### Available data ###

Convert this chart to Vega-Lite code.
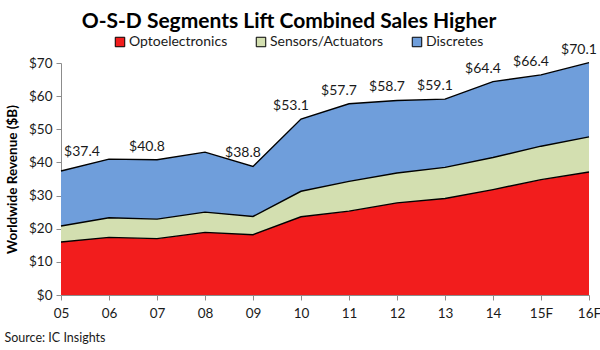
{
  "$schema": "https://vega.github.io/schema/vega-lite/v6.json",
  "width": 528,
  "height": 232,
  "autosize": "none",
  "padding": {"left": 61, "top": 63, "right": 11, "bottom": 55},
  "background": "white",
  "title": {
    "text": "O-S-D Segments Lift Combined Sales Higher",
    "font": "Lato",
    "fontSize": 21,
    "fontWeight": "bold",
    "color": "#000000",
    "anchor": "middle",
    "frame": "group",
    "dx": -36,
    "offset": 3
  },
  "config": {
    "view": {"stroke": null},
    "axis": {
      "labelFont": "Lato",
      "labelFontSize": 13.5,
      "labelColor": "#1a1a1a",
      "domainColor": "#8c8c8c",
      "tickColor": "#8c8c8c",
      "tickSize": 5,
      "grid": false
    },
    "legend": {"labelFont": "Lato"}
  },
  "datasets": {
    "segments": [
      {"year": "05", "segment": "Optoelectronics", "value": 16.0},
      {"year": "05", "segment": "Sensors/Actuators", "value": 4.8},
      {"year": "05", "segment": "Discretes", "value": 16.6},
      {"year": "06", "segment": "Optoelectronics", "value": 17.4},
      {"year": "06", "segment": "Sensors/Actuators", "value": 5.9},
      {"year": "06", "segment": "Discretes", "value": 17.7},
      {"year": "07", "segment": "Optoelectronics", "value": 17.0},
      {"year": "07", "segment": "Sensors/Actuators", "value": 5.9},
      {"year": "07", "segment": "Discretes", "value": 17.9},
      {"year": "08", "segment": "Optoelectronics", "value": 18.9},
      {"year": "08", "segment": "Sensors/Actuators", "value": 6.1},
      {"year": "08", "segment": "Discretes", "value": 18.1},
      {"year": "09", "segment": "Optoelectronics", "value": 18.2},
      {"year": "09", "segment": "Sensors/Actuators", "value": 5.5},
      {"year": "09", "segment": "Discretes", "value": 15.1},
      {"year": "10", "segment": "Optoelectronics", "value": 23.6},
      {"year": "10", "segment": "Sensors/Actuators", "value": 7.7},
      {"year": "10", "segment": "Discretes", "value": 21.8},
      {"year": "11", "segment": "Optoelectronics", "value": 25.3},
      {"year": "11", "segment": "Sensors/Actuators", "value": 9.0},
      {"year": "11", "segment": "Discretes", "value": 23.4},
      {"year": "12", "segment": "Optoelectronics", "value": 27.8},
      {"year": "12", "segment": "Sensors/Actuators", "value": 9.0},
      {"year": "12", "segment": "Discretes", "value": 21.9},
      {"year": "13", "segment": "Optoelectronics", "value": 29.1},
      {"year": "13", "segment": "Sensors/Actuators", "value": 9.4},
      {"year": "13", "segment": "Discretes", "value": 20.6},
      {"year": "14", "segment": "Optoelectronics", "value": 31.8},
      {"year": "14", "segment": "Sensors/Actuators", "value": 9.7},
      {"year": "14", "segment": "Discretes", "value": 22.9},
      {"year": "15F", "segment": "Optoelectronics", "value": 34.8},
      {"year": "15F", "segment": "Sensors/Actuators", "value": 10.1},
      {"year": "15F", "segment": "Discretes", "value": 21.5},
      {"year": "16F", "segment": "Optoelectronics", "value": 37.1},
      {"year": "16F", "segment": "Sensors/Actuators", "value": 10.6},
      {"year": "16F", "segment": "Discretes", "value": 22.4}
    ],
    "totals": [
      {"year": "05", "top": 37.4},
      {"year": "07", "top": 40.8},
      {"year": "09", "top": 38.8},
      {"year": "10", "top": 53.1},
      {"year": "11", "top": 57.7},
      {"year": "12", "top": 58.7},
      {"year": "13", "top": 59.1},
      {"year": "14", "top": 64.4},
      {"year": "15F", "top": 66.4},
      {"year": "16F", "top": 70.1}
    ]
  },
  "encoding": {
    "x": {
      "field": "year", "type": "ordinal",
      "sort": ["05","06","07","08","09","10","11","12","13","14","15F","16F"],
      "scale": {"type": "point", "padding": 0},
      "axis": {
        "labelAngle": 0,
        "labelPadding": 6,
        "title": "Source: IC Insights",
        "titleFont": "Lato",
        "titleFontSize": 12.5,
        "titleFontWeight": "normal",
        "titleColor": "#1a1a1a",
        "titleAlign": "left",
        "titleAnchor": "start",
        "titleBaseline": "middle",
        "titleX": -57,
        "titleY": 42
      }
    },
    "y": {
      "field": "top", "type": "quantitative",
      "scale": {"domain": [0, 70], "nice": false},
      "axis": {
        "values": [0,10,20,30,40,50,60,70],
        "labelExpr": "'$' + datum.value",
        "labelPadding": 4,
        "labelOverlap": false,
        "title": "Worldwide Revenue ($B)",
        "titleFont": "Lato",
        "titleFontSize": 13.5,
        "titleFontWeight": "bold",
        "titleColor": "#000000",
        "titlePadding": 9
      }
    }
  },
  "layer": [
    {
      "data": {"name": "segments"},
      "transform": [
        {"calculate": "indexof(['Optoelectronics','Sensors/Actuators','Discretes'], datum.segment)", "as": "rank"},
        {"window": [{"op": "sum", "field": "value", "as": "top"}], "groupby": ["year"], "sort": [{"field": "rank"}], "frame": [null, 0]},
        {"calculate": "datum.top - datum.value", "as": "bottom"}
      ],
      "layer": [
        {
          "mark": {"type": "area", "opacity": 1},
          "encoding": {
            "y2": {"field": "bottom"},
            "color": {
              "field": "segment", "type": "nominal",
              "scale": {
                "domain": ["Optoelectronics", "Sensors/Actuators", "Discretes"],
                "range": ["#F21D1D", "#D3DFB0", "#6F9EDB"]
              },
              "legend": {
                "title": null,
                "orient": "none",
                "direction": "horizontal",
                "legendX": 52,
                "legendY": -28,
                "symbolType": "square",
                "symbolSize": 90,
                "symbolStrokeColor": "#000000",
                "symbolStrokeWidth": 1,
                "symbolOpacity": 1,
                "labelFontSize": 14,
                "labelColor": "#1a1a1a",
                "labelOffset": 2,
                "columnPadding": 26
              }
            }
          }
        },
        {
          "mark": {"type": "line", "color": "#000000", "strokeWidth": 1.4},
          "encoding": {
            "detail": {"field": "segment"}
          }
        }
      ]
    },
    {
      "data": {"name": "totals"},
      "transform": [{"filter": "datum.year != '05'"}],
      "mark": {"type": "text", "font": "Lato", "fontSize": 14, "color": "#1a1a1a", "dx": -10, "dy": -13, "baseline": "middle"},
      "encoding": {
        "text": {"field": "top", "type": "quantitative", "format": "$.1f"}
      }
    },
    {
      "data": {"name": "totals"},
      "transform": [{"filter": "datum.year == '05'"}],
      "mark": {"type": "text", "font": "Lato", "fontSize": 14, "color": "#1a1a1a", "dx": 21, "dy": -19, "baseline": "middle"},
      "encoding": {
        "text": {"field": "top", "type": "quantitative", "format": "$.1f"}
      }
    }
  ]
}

###

▸ Exercise description:
Quote in full the listing given above; the images are to be left out.

▸ Result below:
Convert this chart to Vega-Lite code.
{
  "$schema": "https://vega.github.io/schema/vega-lite/v6.json",
  "width": 528,
  "height": 232,
  "autosize": "none",
  "padding": {"left": 61, "top": 63, "right": 11, "bottom": 55},
  "background": "white",
  "title": {
    "text": "O-S-D Segments Lift Combined Sales Higher",
    "font": "Lato",
    "fontSize": 21,
    "fontWeight": "bold",
    "color": "#000000",
    "anchor": "middle",
    "frame": "group",
    "dx": -36,
    "offset": 3
  },
  "config": {
    "view": {"stroke": null},
    "axis": {
      "labelFont": "Lato",
      "labelFontSize": 13.5,
      "labelColor": "#1a1a1a",
      "domainColor": "#8c8c8c",
      "tickColor": "#8c8c8c",
      "tickSize": 5,
      "grid": false
    },
    "legend": {"labelFont": "Lato"}
  },
  "datasets": {
    "segments": [
      {"year": "05", "segment": "Optoelectronics", "value": 16.0},
      {"year": "05", "segment": "Sensors/Actuators", "value": 4.8},
      {"year": "05", "segment": "Discretes", "value": 16.6},
      {"year": "06", "segment": "Optoelectronics", "value": 17.4},
      {"year": "06", "segment": "Sensors/Actuators", "value": 5.9},
      {"year": "06", "segment": "Discretes", "value": 17.7},
      {"year": "07", "segment": "Optoelectronics", "value": 17.0},
      {"year": "07", "segment": "Sensors/Actuators", "value": 5.9},
      {"year": "07", "segment": "Discretes", "value": 17.9},
      {"year": "08", "segment": "Optoelectronics", "value": 18.9},
      {"year": "08", "segment": "Sensors/Actuators", "value": 6.1},
      {"year": "08", "segment": "Discretes", "value": 18.1},
      {"year": "09", "segment": "Optoelectronics", "value": 18.2},
      {"year": "09", "segment": "Sensors/Actuators", "value": 5.5},
      {"year": "09", "segment": "Discretes", "value": 15.1},
      {"year": "10", "segment": "Optoelectronics", "value": 23.6},
      {"year": "10", "segment": "Sensors/Actuators", "value": 7.7},
      {"year": "10", "segment": "Discretes", "value": 21.8},
      {"year": "11", "segment": "Optoelectronics", "value": 25.3},
      {"year": "11", "segment": "Sensors/Actuators", "value": 9.0},
      {"year": "11", "segment": "Discretes", "value": 23.4},
      {"year": "12", "segment": "Optoelectronics", "value": 27.8},
      {"year": "12", "segment": "Sensors/Actuators", "value": 9.0},
      {"year": "12", "segment": "Discretes", "value": 21.9},
      {"year": "13", "segment": "Optoelectronics", "value": 29.1},
      {"year": "13", "segment": "Sensors/Actuators", "value": 9.4},
      {"year": "13", "segment": "Discretes", "value": 20.6},
      {"year": "14", "segment": "Optoelectronics", "value": 31.8},
      {"year": "14", "segment": "Sensors/Actuators", "value": 9.7},
      {"year": "14", "segment": "Discretes", "value": 22.9},
      {"year": "15F", "segment": "Optoelectronics", "value": 34.8},
      {"year": "15F", "segment": "Sensors/Actuators", "value": 10.1},
      {"year": "15F", "segment": "Discretes", "value": 21.5},
      {"year": "16F", "segment": "Optoelectronics", "value": 37.1},
      {"year": "16F", "segment": "Sensors/Actuators", "value": 10.6},
      {"year": "16F", "segment": "Discretes", "value": 22.4}
    ],
    "totals": [
      {"year": "05", "top": 37.4},
      {"year": "07", "top": 40.8},
      {"year": "09", "top": 38.8},
      {"year": "10", "top": 53.1},
      {"year": "11", "top": 57.7},
      {"year": "12", "top": 58.7},
      {"year": "13", "top": 59.1},
      {"year": "14", "top": 64.4},
      {"year": "15F", "top": 66.4},
      {"year": "16F", "top": 70.1}
    ]
  },
  "encoding": {
    "x": {
      "field": "year", "type": "ordinal",
      "sort": ["05","06","07","08","09","10","11","12","13","14","15F","16F"],
      "scale": {"type": "point", "padding": 0},
      "axis": {
        "labelAngle": 0,
        "labelPadding": 6,
        "title": "Source: IC Insights",
        "titleFont": "Lato",
        "titleFontSize": 12.5,
        "titleFontWeight": "normal",
        "titleColor": "#1a1a1a",
        "titleAlign": "left",
        "titleAnchor": "start",
        "titleBaseline": "middle",
        "titleX": -57,
        "titleY": 42
      }
    },
    "y": {
      "field": "top", "type": "quantitative",
      "scale": {"domain": [0, 70], "nice": false},
      "axis": {
        "values": [0,10,20,30,40,50,60,70],
        "labelExpr": "'$' + datum.value",
        "labelPadding": 4,
        "labelOverlap": false,
        "title": "Worldwide Revenue ($B)",
        "titleFont": "Lato",
        "titleFontSize": 13.5,
        "titleFontWeight": "bold",
        "titleColor": "#000000",
        "titlePadding": 9
      }
    }
  },
  "layer": [
    {
      "data": {"name": "segments"},
      "transform": [
        {"calculate": "indexof(['Optoelectronics','Sensors/Actuators','Discretes'], datum.segment)", "as": "rank"},
        {"window": [{"op": "sum", "field": "value", "as": "top"}], "groupby": ["year"], "sort": [{"field": "rank"}], "frame": [null, 0]},
        {"calculate": "datum.top - datum.value", "as": "bottom"}
      ],
      "layer": [
        {
          "mark": {"type": "area", "opacity": 1},
          "encoding": {
            "y2": {"field": "bottom"},
            "color": {
              "field": "segment", "type": "nominal",
              "scale": {
                "domain": ["Optoelectronics", "Sensors/Actuators", "Discretes"],
                "range": ["#F21D1D", "#D3DFB0", "#6F9EDB"]
              },
              "legend": {
                "title": null,
                "orient": "none",
                "direction": "horizontal",
                "legendX": 52,
                "legendY": -28,
                "symbolType": "square",
                "symbolSize": 90,
                "symbolStrokeColor": "#000000",
                "symbolStrokeWidth": 1,
                "symbolOpacity": 1,
                "labelFontSize": 14,
                "labelColor": "#1a1a1a",
                "labelOffset": 2,
                "columnPadding": 26
              }
            }
          }
        },
        {
          "mark": {"type": "line", "color": "#000000", "strokeWidth": 1.4},
          "encoding": {
            "detail": {"field": "segment"}
          }
        }
      ]
    },
    {
      "data": {"name": "totals"},
      "transform": [{"filter": "datum.year != '05'"}],
      "mark": {"type": "text", "font": "Lato", "fontSize": 14, "color": "#1a1a1a", "dx": -10, "dy": -13, "baseline": "middle"},
      "encoding": {
        "text": {"field": "top", "type": "quantitative", "format": "$.1f"}
      }
    },
    {
      "data": {"name": "totals"},
      "transform": [{"filter": "datum.year == '05'"}],
      "mark": {"type": "text", "font": "Lato", "fontSize": 14, "color": "#1a1a1a", "dx": 21, "dy": -19, "baseline": "middle"},
      "encoding": {
        "text": {"field": "top", "type": "quantitative", "format": "$.1f"}
      }
    }
  ]
}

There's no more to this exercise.